# [DATA]
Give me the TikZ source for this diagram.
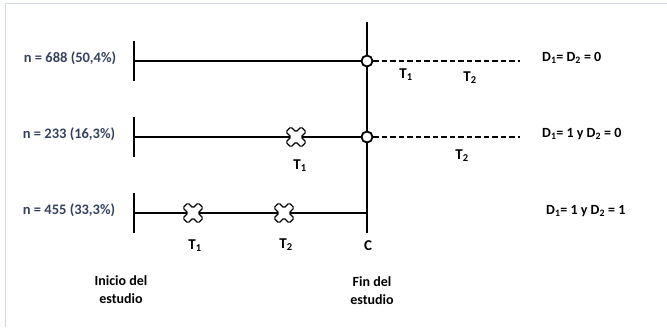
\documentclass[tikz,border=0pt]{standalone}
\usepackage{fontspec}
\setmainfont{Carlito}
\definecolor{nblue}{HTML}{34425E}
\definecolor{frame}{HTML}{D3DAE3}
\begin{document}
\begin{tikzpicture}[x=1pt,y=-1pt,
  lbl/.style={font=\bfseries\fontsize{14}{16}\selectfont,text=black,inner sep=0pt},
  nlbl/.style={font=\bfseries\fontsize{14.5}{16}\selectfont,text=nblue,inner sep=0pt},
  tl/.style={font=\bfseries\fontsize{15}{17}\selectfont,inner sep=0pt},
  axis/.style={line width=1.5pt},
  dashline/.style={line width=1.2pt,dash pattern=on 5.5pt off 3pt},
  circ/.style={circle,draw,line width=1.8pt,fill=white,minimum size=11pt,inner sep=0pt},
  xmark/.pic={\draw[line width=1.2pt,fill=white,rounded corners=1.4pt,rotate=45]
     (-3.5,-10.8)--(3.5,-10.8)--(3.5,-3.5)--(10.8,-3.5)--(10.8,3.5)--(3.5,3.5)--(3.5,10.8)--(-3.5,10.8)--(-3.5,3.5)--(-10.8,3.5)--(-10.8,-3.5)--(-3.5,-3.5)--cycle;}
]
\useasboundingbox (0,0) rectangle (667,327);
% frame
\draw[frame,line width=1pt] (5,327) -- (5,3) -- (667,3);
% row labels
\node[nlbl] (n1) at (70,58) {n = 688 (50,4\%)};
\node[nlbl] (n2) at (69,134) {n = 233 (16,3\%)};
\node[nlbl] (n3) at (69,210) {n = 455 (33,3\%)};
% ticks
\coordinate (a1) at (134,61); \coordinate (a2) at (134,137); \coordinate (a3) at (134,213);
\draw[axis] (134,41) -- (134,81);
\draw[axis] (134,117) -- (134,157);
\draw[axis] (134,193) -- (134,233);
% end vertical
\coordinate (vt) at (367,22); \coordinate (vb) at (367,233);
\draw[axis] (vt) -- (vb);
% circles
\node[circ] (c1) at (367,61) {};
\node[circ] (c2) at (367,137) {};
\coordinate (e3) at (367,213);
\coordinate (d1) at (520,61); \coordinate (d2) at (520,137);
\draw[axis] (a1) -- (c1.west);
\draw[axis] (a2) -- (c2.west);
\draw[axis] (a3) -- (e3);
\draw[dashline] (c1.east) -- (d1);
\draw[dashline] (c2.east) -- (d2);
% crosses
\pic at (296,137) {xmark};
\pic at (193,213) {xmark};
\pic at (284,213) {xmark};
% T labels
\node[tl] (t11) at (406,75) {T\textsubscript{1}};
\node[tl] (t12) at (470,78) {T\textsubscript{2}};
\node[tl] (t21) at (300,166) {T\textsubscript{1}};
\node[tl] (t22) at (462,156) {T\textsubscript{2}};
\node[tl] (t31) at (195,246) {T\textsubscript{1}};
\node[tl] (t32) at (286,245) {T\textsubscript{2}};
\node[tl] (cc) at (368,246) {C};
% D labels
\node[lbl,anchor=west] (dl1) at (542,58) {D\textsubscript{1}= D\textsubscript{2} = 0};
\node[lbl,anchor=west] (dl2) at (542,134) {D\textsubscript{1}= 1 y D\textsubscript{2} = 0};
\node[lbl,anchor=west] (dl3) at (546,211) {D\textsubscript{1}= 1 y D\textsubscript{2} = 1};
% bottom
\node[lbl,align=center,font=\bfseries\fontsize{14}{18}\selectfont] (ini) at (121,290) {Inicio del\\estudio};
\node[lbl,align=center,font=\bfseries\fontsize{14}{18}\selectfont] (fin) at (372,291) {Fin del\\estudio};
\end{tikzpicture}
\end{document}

# [SHORT EXERCISE]
Reproduce the data verbatim. Do not carry any picture into the copy.

# [EXERCISE OUTPUT]
Give me the TikZ source for this diagram.
\documentclass[tikz,border=0pt]{standalone}
\usepackage{fontspec}
\setmainfont{Carlito}
\definecolor{nblue}{HTML}{34425E}
\definecolor{frame}{HTML}{D3DAE3}
\begin{document}
\begin{tikzpicture}[x=1pt,y=-1pt,
  lbl/.style={font=\bfseries\fontsize{14}{16}\selectfont,text=black,inner sep=0pt},
  nlbl/.style={font=\bfseries\fontsize{14.5}{16}\selectfont,text=nblue,inner sep=0pt},
  tl/.style={font=\bfseries\fontsize{15}{17}\selectfont,inner sep=0pt},
  axis/.style={line width=1.5pt},
  dashline/.style={line width=1.2pt,dash pattern=on 5.5pt off 3pt},
  circ/.style={circle,draw,line width=1.8pt,fill=white,minimum size=11pt,inner sep=0pt},
  xmark/.pic={\draw[line width=1.2pt,fill=white,rounded corners=1.4pt,rotate=45]
     (-3.5,-10.8)--(3.5,-10.8)--(3.5,-3.5)--(10.8,-3.5)--(10.8,3.5)--(3.5,3.5)--(3.5,10.8)--(-3.5,10.8)--(-3.5,3.5)--(-10.8,3.5)--(-10.8,-3.5)--(-3.5,-3.5)--cycle;}
]
\useasboundingbox (0,0) rectangle (667,327);
% frame
\draw[frame,line width=1pt] (5,327) -- (5,3) -- (667,3);
% row labels
\node[nlbl] (n1) at (70,58) {n = 688 (50,4\%)};
\node[nlbl] (n2) at (69,134) {n = 233 (16,3\%)};
\node[nlbl] (n3) at (69,210) {n = 455 (33,3\%)};
% ticks
\coordinate (a1) at (134,61); \coordinate (a2) at (134,137); \coordinate (a3) at (134,213);
\draw[axis] (134,41) -- (134,81);
\draw[axis] (134,117) -- (134,157);
\draw[axis] (134,193) -- (134,233);
% end vertical
\coordinate (vt) at (367,22); \coordinate (vb) at (367,233);
\draw[axis] (vt) -- (vb);
% circles
\node[circ] (c1) at (367,61) {};
\node[circ] (c2) at (367,137) {};
\coordinate (e3) at (367,213);
\coordinate (d1) at (520,61); \coordinate (d2) at (520,137);
\draw[axis] (a1) -- (c1.west);
\draw[axis] (a2) -- (c2.west);
\draw[axis] (a3) -- (e3);
\draw[dashline] (c1.east) -- (d1);
\draw[dashline] (c2.east) -- (d2);
% crosses
\pic at (296,137) {xmark};
\pic at (193,213) {xmark};
\pic at (284,213) {xmark};
% T labels
\node[tl] (t11) at (406,75) {T\textsubscript{1}};
\node[tl] (t12) at (470,78) {T\textsubscript{2}};
\node[tl] (t21) at (300,166) {T\textsubscript{1}};
\node[tl] (t22) at (462,156) {T\textsubscript{2}};
\node[tl] (t31) at (195,246) {T\textsubscript{1}};
\node[tl] (t32) at (286,245) {T\textsubscript{2}};
\node[tl] (cc) at (368,246) {C};
% D labels
\node[lbl,anchor=west] (dl1) at (542,58) {D\textsubscript{1}= D\textsubscript{2} = 0};
\node[lbl,anchor=west] (dl2) at (542,134) {D\textsubscript{1}= 1 y D\textsubscript{2} = 0};
\node[lbl,anchor=west] (dl3) at (546,211) {D\textsubscript{1}= 1 y D\textsubscript{2} = 1};
% bottom
\node[lbl,align=center,font=\bfseries\fontsize{14}{18}\selectfont] (ini) at (121,290) {Inicio del\\estudio};
\node[lbl,align=center,font=\bfseries\fontsize{14}{18}\selectfont] (fin) at (372,291) {Fin del\\estudio};
\end{tikzpicture}
\end{document}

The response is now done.